REQUIREMENTS. Render the material again word for word, skipping the pictures in it.

GIVEN MATERIAL.

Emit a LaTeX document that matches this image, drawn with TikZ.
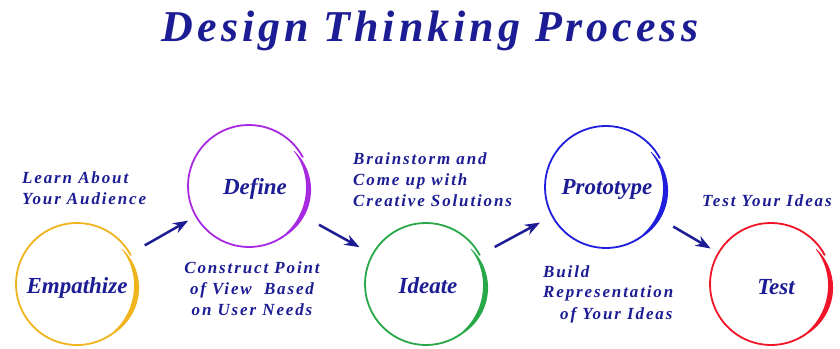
\documentclass[tikz,border=0pt]{standalone}
\usepackage{fontspec}
\setmainfont{Liberation Serif}
\newfontfamily\spacedserif[LetterSpace=11]{Liberation Serif}
\newfontfamily\titleserif[LetterSpace=9]{Liberation Serif}
\usetikzlibrary{arrows.meta}
\definecolor{ink}{HTML}{1C1C94}
\definecolor{gold}{HTML}{F0B41E}
\definecolor{violet}{HTML}{A82AE0}
\definecolor{leaf}{HTML}{28A848}
\definecolor{royal}{HTML}{1E1EDC}
\definecolor{scarlet}{HTML}{F01428}

% brush-stroke ring around a stage node: thin open circle plus a tapered heavy arc
\newcommand\brushring[2]{%
  \begin{scope}[shift={(#1.center)}]
    \draw[#2, line width=1.8pt] (28:61) arc[start angle=28, end angle=305, radius=61];
    \fill[#2] plot[domain=38:-62, samples=60, variable=\t]
        (\t:{61-4*(1-(38-(\t))/100)^2+0.3+2.3*sin(1.8*(38-(\t)))})
      -- plot[domain=-62:38, samples=60, variable=\t]
        (\t:{61-4*(1-(38-(\t))/100)^2-0.3-2.3*sin(1.8*(38-(\t)))})
      -- cycle;
  \end{scope}}

\begin{document}
\begin{tikzpicture}[x=1pt, y=1pt,
  ring/.style={circle, minimum size=122pt, inner sep=0pt, outer sep=0pt},
  stage/.style={anchor=base, text=ink, inner sep=0pt,
    font=\fontsize{23}{28}\selectfont\bfseries\itshape},
  note/.style={text=ink, inner sep=0pt,
    font=\spacedserif\fontsize{17}{21}\selectfont\bfseries\itshape},
  flow/.style={draw=ink, line width=2.5pt, -{Stealth[length=15pt, width=11pt]}}]

  \fill[white] (0,0) rectangle (840,348);
  \useasboundingbox (0,0) rectangle (840,348);

  % title
  \node[anchor=base, text=ink, inner sep=0pt,
    font=\titleserif\fontsize{44}{52}\selectfont\bfseries\itshape]
    (title) at (430,306) {Design Thinking Process};

  % stages
  \node[ring] (emp) at (77,64) {};
  \node[ring] (def) at (249,162) {};
  \node[ring] (ide) at (426,64) {};
  \node[ring] (pro) at (606,161) {};
  \node[ring] (tes) at (771,64) {};

  \brushring{emp}{gold}
  \brushring{def}{violet}
  \brushring{ide}{leaf}
  \brushring{pro}{royal}
  \brushring{tes}{scarlet}

  \node[stage] (empname) at (77,55) {Empathize};
  \node[stage] (defname) at (255,153) {Define};
  \node[stage] (idename) at (428,55) {Ideate};
  \node[stage] (proname) at (607,153) {Prototype};
  \node[stage] (tesname) at (776,53) {Test};

  % descriptions (base anchor sits on the last line)
  \node[note, anchor=base west, align=left] (empnote) at (22,143)
    {Learn About\\Your Audience};
  \node[note, anchor=base, align=center] (defnote) at (252,33)
    {Construct Point\\of View\ \ Based\\on User Needs};
  \node[note, anchor=base west, align=left] (idenote) at (353,141)
    {Brainstorm and\\Come up with\\Creative Solutions};
  \node[note, anchor=base west, align=left] (pronote) at (543,29)
    {Build\\Representation\\\hspace*{17pt}of Your Ideas};
  \node[note, anchor=base west] (tesnote) at (702,141) {Test Your Ideas};

  % flow between stages
  \draw[flow, shorten <=17pt, shorten >=9pt] (emp) -- (def);
  \draw[flow, shorten <=19pt, shorten >=15pt] (def) -- (ide);
  \draw[flow, shorten <=17pt, shorten >=14pt] (ide) -- (pro);
  \draw[flow, shorten <=17pt, shorten >=9pt] (pro) -- (tes);
\end{tikzpicture}
\end{document}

TASK OUTPUT.
Emit a LaTeX document that matches this image, drawn with TikZ.
\documentclass[tikz,border=0pt]{standalone}
\usepackage{fontspec}
\setmainfont{Liberation Serif}
\newfontfamily\spacedserif[LetterSpace=11]{Liberation Serif}
\newfontfamily\titleserif[LetterSpace=9]{Liberation Serif}
\usetikzlibrary{arrows.meta}
\definecolor{ink}{HTML}{1C1C94}
\definecolor{gold}{HTML}{F0B41E}
\definecolor{violet}{HTML}{A82AE0}
\definecolor{leaf}{HTML}{28A848}
\definecolor{royal}{HTML}{1E1EDC}
\definecolor{scarlet}{HTML}{F01428}

% brush-stroke ring around a stage node: thin open circle plus a tapered heavy arc
\newcommand\brushring[2]{%
  \begin{scope}[shift={(#1.center)}]
    \draw[#2, line width=1.8pt] (28:61) arc[start angle=28, end angle=305, radius=61];
    \fill[#2] plot[domain=38:-62, samples=60, variable=\t]
        (\t:{61-4*(1-(38-(\t))/100)^2+0.3+2.3*sin(1.8*(38-(\t)))})
      -- plot[domain=-62:38, samples=60, variable=\t]
        (\t:{61-4*(1-(38-(\t))/100)^2-0.3-2.3*sin(1.8*(38-(\t)))})
      -- cycle;
  \end{scope}}

\begin{document}
\begin{tikzpicture}[x=1pt, y=1pt,
  ring/.style={circle, minimum size=122pt, inner sep=0pt, outer sep=0pt},
  stage/.style={anchor=base, text=ink, inner sep=0pt,
    font=\fontsize{23}{28}\selectfont\bfseries\itshape},
  note/.style={text=ink, inner sep=0pt,
    font=\spacedserif\fontsize{17}{21}\selectfont\bfseries\itshape},
  flow/.style={draw=ink, line width=2.5pt, -{Stealth[length=15pt, width=11pt]}}]

  \fill[white] (0,0) rectangle (840,348);
  \useasboundingbox (0,0) rectangle (840,348);

  % title
  \node[anchor=base, text=ink, inner sep=0pt,
    font=\titleserif\fontsize{44}{52}\selectfont\bfseries\itshape]
    (title) at (430,306) {Design Thinking Process};

  % stages
  \node[ring] (emp) at (77,64) {};
  \node[ring] (def) at (249,162) {};
  \node[ring] (ide) at (426,64) {};
  \node[ring] (pro) at (606,161) {};
  \node[ring] (tes) at (771,64) {};

  \brushring{emp}{gold}
  \brushring{def}{violet}
  \brushring{ide}{leaf}
  \brushring{pro}{royal}
  \brushring{tes}{scarlet}

  \node[stage] (empname) at (77,55) {Empathize};
  \node[stage] (defname) at (255,153) {Define};
  \node[stage] (idename) at (428,55) {Ideate};
  \node[stage] (proname) at (607,153) {Prototype};
  \node[stage] (tesname) at (776,53) {Test};

  % descriptions (base anchor sits on the last line)
  \node[note, anchor=base west, align=left] (empnote) at (22,143)
    {Learn About\\Your Audience};
  \node[note, anchor=base, align=center] (defnote) at (252,33)
    {Construct Point\\of View\ \ Based\\on User Needs};
  \node[note, anchor=base west, align=left] (idenote) at (353,141)
    {Brainstorm and\\Come up with\\Creative Solutions};
  \node[note, anchor=base west, align=left] (pronote) at (543,29)
    {Build\\Representation\\\hspace*{17pt}of Your Ideas};
  \node[note, anchor=base west] (tesnote) at (702,141) {Test Your Ideas};

  % flow between stages
  \draw[flow, shorten <=17pt, shorten >=9pt] (emp) -- (def);
  \draw[flow, shorten <=19pt, shorten >=15pt] (def) -- (ide);
  \draw[flow, shorten <=17pt, shorten >=14pt] (ide) -- (pro);
  \draw[flow, shorten <=17pt, shorten >=9pt] (pro) -- (tes);
\end{tikzpicture}
\end{document}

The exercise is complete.